I picked up this used XL/M Cannondale.It looks brand new with not a scratch on it. I changed out the rim brakes for Avid BB7s with 203mm rotors and put on a White Bros Magic 100T fork with 20mm TA.. I installed a Tamer Pivot plus for the stroker, a Thudbuster would be too tall.

I looked up the serial number and it appears to be a 2002. The person I bought it from said it was a 2005, so I think they may have just bought the frame from NOS and had it built up since the components don''t match any stock bike.

This is my 1st tandem and I'm just getting use it. It is so different than single, handling is so slow and the length is well, loooooooonnnnnnggggggggg. The big thing is the lower bottom bracket, which I assume is since this is a Cannondale, they never really offered a aggressive geometry MTB tandem. I think this is what they call a street tandem, there is no label on the frame like MT1000. Maybe if I get hooked on MTB tandeming, I'll get something more current geometry. .


----------



## PMK (Oct 12, 2004)

Cannondale tandems are great bikes. We loved our 1998 MT3000, our first tandem.

Some of the earlier frames have better headtube angles than later frames. I never crunched the forks trail dimension in regards to the Cannondale specifically. The general chart I plotted could offer some insight.
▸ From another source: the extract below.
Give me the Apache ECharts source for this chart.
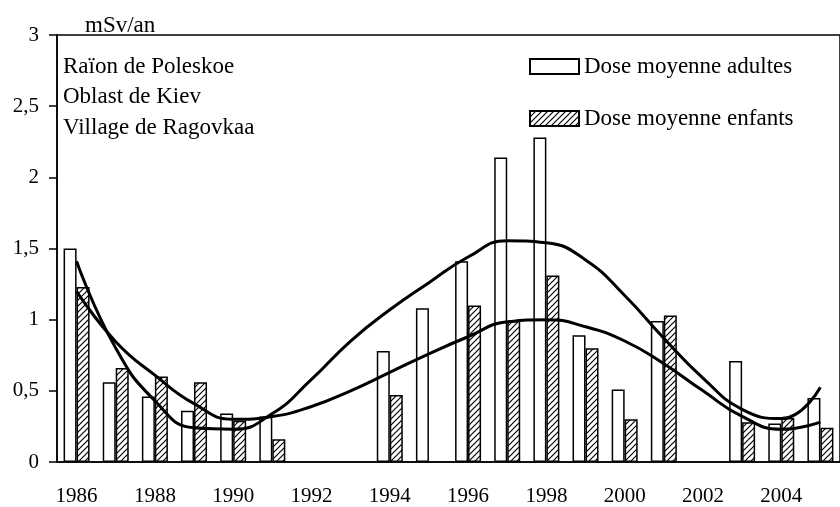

My guess though is you removed a rigid Fatty fork, which does have value so don't just dump it, and installed the WB 100. This may have slowed the steering a bit. Don't get wrapped up in all of that, just ride wheels off it and make upgrades later if possible.

PK


----------



## TandemNut (Mar 12, 2004)

Great looking tandem! Ride the wheels off it and have some fun. That's what they're for.


----------



## Fleas (Jan 19, 2006)

Ohhh, that will be fun!

We've never had a bad ride on our '98.

-F


----------



## glader60 (May 4, 2006)

*Fun*

Thanks for the complements. The bike is allot of fun and we've taken on some mild dirt trails. Lots of communication and getting used to synchronizing pedal strokes/coasting for the larger bumps. Tight switchbacks are a challenge since the length of this thing is so long. I feel like I'm driving a semi...LOL


----------